DATA SECTION:
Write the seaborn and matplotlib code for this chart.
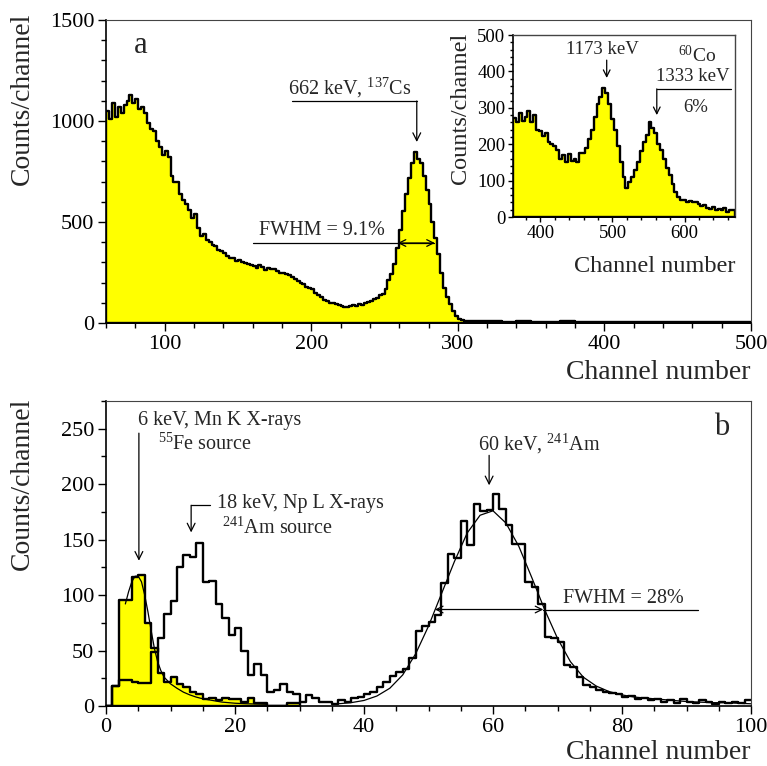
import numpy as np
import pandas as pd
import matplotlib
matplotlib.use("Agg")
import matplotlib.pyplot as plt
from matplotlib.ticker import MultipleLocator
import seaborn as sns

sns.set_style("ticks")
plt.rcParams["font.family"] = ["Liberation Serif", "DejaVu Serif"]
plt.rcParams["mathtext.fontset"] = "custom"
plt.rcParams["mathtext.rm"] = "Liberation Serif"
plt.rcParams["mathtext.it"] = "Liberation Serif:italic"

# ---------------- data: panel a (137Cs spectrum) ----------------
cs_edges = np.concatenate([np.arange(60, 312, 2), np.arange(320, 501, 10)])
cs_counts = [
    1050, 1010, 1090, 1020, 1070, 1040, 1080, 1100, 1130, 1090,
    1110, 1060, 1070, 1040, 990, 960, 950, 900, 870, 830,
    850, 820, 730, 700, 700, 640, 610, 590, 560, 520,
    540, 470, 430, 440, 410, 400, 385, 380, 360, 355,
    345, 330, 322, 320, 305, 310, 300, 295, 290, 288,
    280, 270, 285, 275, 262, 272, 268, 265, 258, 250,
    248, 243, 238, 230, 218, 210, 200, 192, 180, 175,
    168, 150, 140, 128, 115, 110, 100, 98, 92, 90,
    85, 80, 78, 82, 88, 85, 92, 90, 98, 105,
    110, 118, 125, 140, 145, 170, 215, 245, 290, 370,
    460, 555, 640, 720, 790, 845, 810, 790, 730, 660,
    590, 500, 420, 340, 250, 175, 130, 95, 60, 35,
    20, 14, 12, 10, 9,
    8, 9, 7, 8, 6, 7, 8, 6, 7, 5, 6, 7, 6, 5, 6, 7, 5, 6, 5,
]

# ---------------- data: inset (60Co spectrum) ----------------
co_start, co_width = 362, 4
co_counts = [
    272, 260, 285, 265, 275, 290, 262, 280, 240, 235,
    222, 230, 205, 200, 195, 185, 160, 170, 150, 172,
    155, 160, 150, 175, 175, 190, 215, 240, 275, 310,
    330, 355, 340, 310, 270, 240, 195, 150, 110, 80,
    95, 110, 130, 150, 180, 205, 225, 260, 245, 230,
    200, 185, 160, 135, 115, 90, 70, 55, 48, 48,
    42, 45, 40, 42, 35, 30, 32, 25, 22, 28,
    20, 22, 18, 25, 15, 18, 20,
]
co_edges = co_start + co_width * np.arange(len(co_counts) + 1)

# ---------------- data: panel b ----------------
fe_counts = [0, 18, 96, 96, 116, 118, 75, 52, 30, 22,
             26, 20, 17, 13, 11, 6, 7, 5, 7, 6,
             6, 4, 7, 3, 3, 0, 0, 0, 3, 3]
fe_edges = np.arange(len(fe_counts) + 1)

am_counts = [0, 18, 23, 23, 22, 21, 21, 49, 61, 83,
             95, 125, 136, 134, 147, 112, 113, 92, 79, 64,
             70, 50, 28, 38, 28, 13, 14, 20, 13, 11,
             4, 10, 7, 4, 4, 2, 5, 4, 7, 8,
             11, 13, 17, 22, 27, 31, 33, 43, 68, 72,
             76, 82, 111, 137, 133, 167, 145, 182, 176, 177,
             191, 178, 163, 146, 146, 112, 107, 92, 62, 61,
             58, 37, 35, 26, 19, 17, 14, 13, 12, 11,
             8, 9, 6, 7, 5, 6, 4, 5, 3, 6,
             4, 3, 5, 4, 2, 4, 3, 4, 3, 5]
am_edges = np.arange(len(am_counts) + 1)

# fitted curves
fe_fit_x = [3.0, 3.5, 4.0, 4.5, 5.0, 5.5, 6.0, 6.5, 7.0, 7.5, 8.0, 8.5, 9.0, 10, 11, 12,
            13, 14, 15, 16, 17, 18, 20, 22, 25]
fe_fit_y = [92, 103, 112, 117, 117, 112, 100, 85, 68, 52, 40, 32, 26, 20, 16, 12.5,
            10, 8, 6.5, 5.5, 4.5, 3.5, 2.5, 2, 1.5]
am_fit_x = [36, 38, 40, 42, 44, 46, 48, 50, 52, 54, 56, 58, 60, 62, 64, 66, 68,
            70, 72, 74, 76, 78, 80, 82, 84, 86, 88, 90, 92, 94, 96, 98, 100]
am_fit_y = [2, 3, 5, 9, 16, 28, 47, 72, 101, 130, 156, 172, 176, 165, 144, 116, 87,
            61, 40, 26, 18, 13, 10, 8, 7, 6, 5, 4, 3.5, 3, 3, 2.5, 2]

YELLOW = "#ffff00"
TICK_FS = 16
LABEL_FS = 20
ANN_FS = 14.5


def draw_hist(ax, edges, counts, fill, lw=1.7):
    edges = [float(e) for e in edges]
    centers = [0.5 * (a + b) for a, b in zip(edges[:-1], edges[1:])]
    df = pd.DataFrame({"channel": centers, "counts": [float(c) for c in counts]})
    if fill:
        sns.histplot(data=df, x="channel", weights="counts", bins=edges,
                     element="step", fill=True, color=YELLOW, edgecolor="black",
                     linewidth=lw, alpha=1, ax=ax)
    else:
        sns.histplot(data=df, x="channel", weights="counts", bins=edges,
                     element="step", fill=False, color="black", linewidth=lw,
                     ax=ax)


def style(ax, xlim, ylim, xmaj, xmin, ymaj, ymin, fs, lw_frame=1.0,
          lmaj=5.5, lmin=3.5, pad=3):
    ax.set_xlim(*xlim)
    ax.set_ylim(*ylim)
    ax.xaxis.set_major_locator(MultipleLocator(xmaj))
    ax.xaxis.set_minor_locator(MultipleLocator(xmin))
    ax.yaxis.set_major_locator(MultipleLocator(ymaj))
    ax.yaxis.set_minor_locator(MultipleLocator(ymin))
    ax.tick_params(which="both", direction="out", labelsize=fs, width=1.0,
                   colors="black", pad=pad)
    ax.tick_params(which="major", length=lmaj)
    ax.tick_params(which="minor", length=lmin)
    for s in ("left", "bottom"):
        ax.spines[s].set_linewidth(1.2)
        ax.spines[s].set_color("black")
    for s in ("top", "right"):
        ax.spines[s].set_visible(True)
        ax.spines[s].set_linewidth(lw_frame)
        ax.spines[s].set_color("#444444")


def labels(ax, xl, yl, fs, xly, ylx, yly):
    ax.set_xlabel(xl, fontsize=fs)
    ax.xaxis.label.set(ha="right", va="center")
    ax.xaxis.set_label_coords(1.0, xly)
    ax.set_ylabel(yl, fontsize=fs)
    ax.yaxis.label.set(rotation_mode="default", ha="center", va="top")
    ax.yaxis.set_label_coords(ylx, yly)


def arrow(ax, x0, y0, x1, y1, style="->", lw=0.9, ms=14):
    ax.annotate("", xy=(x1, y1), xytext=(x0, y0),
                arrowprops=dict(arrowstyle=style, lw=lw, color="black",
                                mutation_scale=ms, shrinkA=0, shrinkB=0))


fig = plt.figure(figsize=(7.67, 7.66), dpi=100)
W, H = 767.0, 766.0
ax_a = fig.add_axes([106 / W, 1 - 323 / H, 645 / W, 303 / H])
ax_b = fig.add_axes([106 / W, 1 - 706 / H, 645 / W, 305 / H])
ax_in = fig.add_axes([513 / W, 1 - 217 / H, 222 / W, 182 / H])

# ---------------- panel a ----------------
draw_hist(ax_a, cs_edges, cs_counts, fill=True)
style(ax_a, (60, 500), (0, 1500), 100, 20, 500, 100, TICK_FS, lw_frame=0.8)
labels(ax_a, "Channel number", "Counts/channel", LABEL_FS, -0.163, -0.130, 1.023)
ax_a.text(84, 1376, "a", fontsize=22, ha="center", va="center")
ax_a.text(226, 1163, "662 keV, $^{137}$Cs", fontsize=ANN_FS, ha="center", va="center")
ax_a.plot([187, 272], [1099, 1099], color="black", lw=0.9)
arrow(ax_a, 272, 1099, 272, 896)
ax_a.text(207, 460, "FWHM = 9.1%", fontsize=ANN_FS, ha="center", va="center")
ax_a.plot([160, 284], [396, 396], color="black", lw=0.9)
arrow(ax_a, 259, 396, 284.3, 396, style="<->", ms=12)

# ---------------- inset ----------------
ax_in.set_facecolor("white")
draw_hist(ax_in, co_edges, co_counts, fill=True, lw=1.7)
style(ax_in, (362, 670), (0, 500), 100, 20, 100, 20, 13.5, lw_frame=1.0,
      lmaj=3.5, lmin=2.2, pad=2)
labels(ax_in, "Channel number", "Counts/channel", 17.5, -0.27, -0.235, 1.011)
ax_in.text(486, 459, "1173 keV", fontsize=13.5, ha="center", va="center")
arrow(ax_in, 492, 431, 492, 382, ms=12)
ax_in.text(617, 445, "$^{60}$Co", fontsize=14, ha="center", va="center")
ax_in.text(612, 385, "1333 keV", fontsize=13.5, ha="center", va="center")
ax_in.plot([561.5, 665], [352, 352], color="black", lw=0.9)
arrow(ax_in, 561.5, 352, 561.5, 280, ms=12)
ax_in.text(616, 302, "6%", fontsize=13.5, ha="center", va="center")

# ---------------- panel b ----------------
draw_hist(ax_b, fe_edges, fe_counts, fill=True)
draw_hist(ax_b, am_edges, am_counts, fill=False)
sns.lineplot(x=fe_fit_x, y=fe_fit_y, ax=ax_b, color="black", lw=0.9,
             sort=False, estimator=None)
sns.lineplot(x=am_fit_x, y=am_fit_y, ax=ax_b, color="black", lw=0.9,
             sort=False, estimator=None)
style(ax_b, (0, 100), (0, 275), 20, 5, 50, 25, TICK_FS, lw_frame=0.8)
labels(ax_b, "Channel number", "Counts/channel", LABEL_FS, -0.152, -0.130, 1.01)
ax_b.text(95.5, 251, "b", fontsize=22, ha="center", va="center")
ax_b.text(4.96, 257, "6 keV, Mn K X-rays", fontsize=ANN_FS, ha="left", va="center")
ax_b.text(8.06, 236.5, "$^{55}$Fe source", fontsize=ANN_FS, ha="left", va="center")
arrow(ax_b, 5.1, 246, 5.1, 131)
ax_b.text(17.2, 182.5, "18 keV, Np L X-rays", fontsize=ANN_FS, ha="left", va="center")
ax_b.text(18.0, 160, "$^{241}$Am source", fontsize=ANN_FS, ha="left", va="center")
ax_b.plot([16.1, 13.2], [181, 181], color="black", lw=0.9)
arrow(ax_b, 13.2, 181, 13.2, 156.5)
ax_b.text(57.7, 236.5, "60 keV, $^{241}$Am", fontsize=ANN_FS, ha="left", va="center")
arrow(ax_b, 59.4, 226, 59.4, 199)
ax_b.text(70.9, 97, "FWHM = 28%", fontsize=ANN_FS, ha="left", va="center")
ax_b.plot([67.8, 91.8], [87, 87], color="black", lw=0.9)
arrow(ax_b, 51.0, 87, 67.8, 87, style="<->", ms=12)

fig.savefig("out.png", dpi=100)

REQUIRED WORK:
Make an exact copy of the lines from the top of the material through the line with "import seaborn as sns", pictures excluded.

EXERCISE SOLUTION:
Write the seaborn and matplotlib code for this chart.
import numpy as np
import pandas as pd
import matplotlib
matplotlib.use("Agg")
import matplotlib.pyplot as plt
from matplotlib.ticker import MultipleLocator
import seaborn as sns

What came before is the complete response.